Le résultat de cette manipulation du type désormais courant mais très remarquable par l’absence totale de dissimulation ne peut qu’être un accroissement du désordre dont les effets sont complètement imprévisibles, même s’ils paraissent avantageux pour le bloc BAO à très court terme comme on l’a noté. On comprendrait que les troubles actuels soient renforcées en sous-main et avec un certain souci de la dissimulation par l’activisme d’“organisations frontistes” (en langage de subversion communiste), comme les ONG diverses, – quoique les résultats obtenus jusqu’ici (les “révolutions de couleur”) ne sont pas très encourageants. Mais passer à ce degré d’affichage et de visibilité de hauts fonctionnaires du bloc BAO, effectivement comme l’inusable et hystérique Victoria Nuland (voir le 28 mai 2013), du couple neocon Nuland-Kagan, relève d’une inconséquence extraordinaire, et mesure le degré de dissolution, sinon d’entropisation de la politique extérieure du bloc BAO. Comme le dit un des experts dans le reportage de RT (Aleksandr Pavic), cela peut mener à une guerre civile en Ukraine, mais on doit alors envisager aussi des conflits internes plus vastes, qui pourraient certes toucher la Russie (on en doute vue la solidité de la structure russe et la fermeté principielle de la politique russe), qui pourraient également et plus aisément s’étendre à des pays de l’UE limitrophes de l’Ukraine (Pologne, Hongrie, Roumanie), ou proche de l’opposition ukrainienne. Quant à l’attitude de la Russie, si les troubles se poursuivent et s’étendent selon cet interventionnisme du bloc BAO, il est bien possible qu’elle soit d’ordre militaire, et orientée vers le bloc BAO, – et dans ce cas, le bloc BAO ferait bien de peser ses moyens militaires disponibles contre ceux de la Russie.

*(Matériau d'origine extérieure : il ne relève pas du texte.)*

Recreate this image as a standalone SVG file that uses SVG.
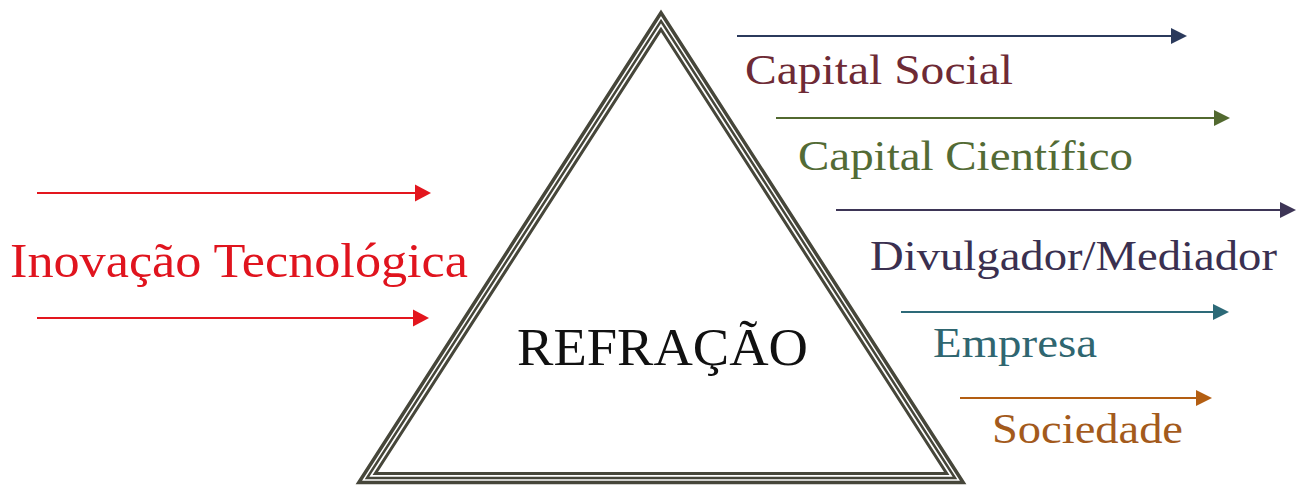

L’on doute en effet qu’une réaction de radicalisation de la Russie, et de la politique de Poutine, soit de l’intérêt du bloc BAO et ne constitue pas, tout au contraire, un piège dangereux pour lui. L’analogie avec l'ex-Yougoslavie que fait Aleksandr Pavic vaut du point de vue événementiel, mais nullement par rapport à la situation structurelle générale. En 1990-91, la Russie était pulvérisée dans le chef de l’URSS et militairement inexistante. Le bloc BAO, lui, était triomphant, dans une posture militaire infiniment supérieure en termes de puissance opérationnelle utilisable par rapport à ce qu’elle est aujourd’hui, prêt à intervenir où il le fallait (cette analyse valant par exemple de démonstration pour le Kosovo en mars 1999) ; aujourd’hui, à part la singulière exception française personne ne songe à envisager de telles implications militaires. (Les Français s’en rendent bien compte avec l’aventure centrafricaine [voir le 7 décembre 2013]). Ils sont donc bien nombreux à se tromper : l’activisme d’“agression douce”, mélangeant le scoutisme idéologique et agressif et les techniques de type kominform, ne déboucherait pas, dans les circonstances actuelles, sur des situations nouvelles nettes et claires, à l’avantage des “agresseurs doux”, mais à des situations de désordre accentué, incontrôlé, dans tous les sens ...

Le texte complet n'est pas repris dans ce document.